A mulher é parte do gênero humano, que como mamífero é um ser biologicamente dimórfico, cuja característica essencial é ser social. A divisão sexual do trabalho se origina da natureza. A política, no entanto, tem como condição a existência de uma divisão social do trabalho e a existência do Estado. A divisão sexual do trabalho passa a ser subsumida pela divisão social do trabalho e a mulher que colaborava como homem na reprodução social, passa a ser explorada e oprimida.
Isso se passa quando os cultos da fertilidade e da mãe terra são substituídos pelo domínio das divindades masculinas e celestiais. É como ser oprimido e explorado que a mulher faz política, do lugar a que foi relegada e com os meios que lhe é próprio, como ser dotado de sensibilidade especifica, como ser mulher enfim.
Nas formas sociais escravistas o poder se organizava a partir do homem que defendia o espaço comunitário, como guerreiro, agricultor, varão, em torno do qual se formava uma família grande, que nem sempre considerava os laços de sangue efetivos. A mulher não participava nos assuntos da comunidade, seu lugar era o lar e o mundo das sombras. Assim, a forma de resistir à marginalização da vida pública era a perfídia ou a capacidade de influenciar o homem de poder. Não era muito diferente a condição feminina na época feudal e mesmo em lugares, como o Brasil, nos quais as condições escravistas e feudais foram reinventadas, o lugar da mulher permanece nessa situação, sempre justificada pela ideologia religiosa, que a rebeldia contra a opressão criava justificativas pra a punição, como a identificação com a bruxaria.

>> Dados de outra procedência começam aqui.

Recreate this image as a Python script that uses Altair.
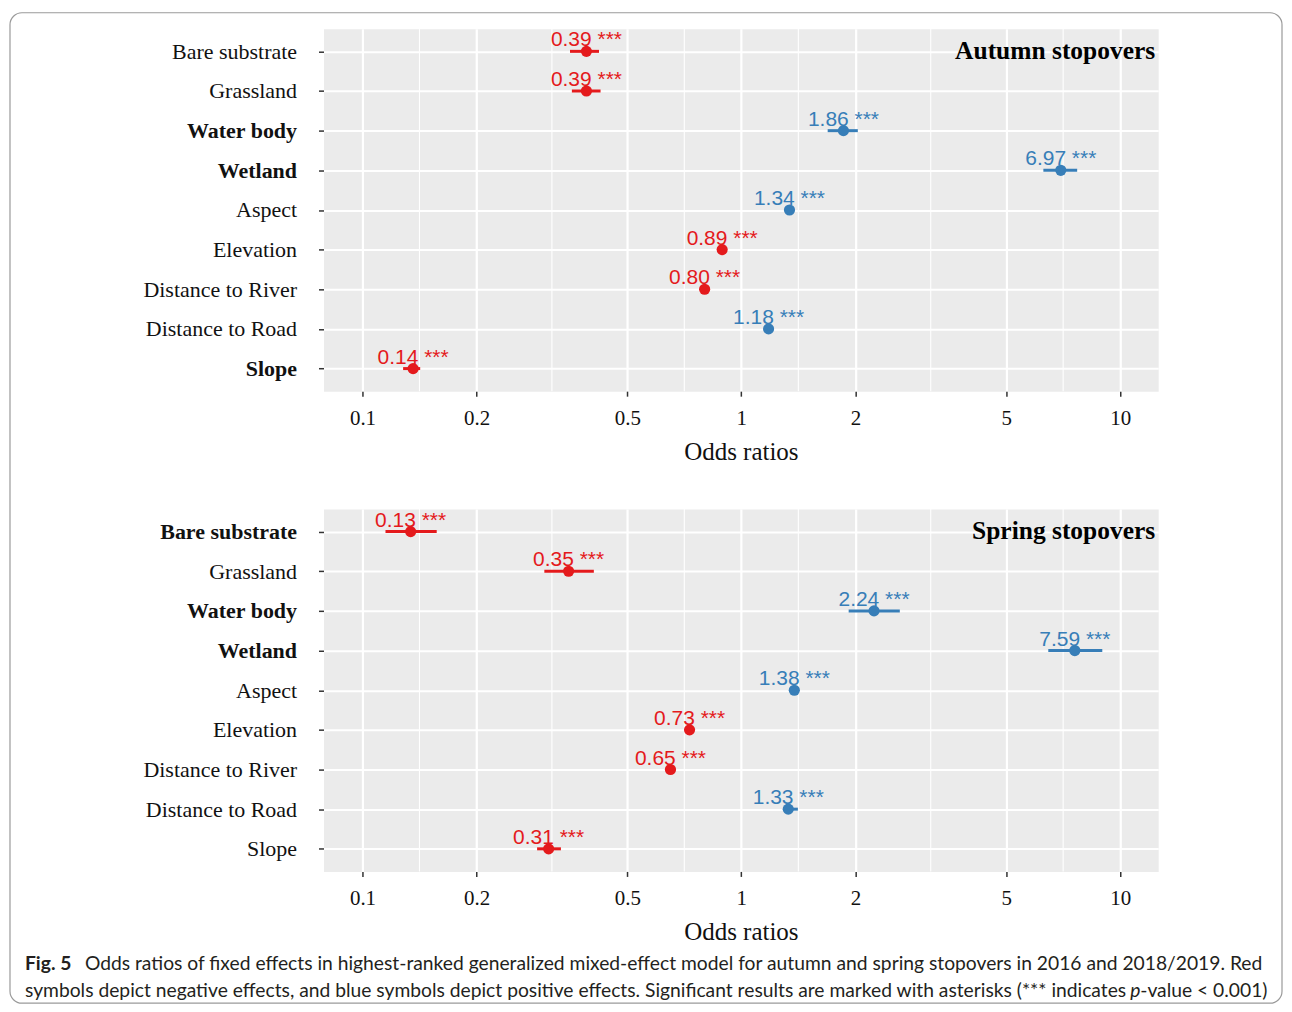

O surgimento do capitalismo, a menos de três séculos, gerou uma mudança na condição feminina, possivelmente para pior. A mulher, assim como seus filhos, passou a ser propriedade privada do homem, cerne do poder na família nuclear e fiador da permanência da propriedade privada por meio da herança. Essa situação passou a valer tanto na família dos proprietários como dos proletários, pois esses, apesar de não terem posses, contavam com os filhos e com sua força de trabalho.
O capitalismo criou também a necessidade da representação política dos homens proprietários. Exatamente por serem proprietários somente homens participavam da representação política, somente os homens viviam a esfera pública e as mulheres eram apenas uma parte da esfera privada do homem, da esfera da sua propriedade privada. A secular luta da mulher pelo direito de sufrágio e de participação na esfera da representação política foi o enorme esforço para participar no mundo dos homens, no mundo da cidadania capitalista.
Mas o próprio capitalismo precisou da mulher fora do mundo privativo do homem, pois houve a necessidade da força de trabalho da mulher e da mulher como consumidora de mercadorias. Essa necessidade do capitalismo deu novo ímpeto a luta das mulheres por direitos universais e específicos e, portanto, pela participação maior na vida pública e política, esfera masculina por excelência.
Qual a conclusão dessa sintética exposição? Muito simples: a libertação da mulher só pode ocorre no processo de emancipação do gênero humano como um todo de todas as formas de alienação, que tem seu fundamento na exploração do trabalho, mas se expressam como política, representação, esfera pública. A mulher pode até vir a conseguir espaços significativos na esfera pública e da representação política, mas não é esse o caminho da sua emancipação, que só pode ser alcançada com o fim das relações de apropriação privada da riqueza social, com o fim do capitalismo.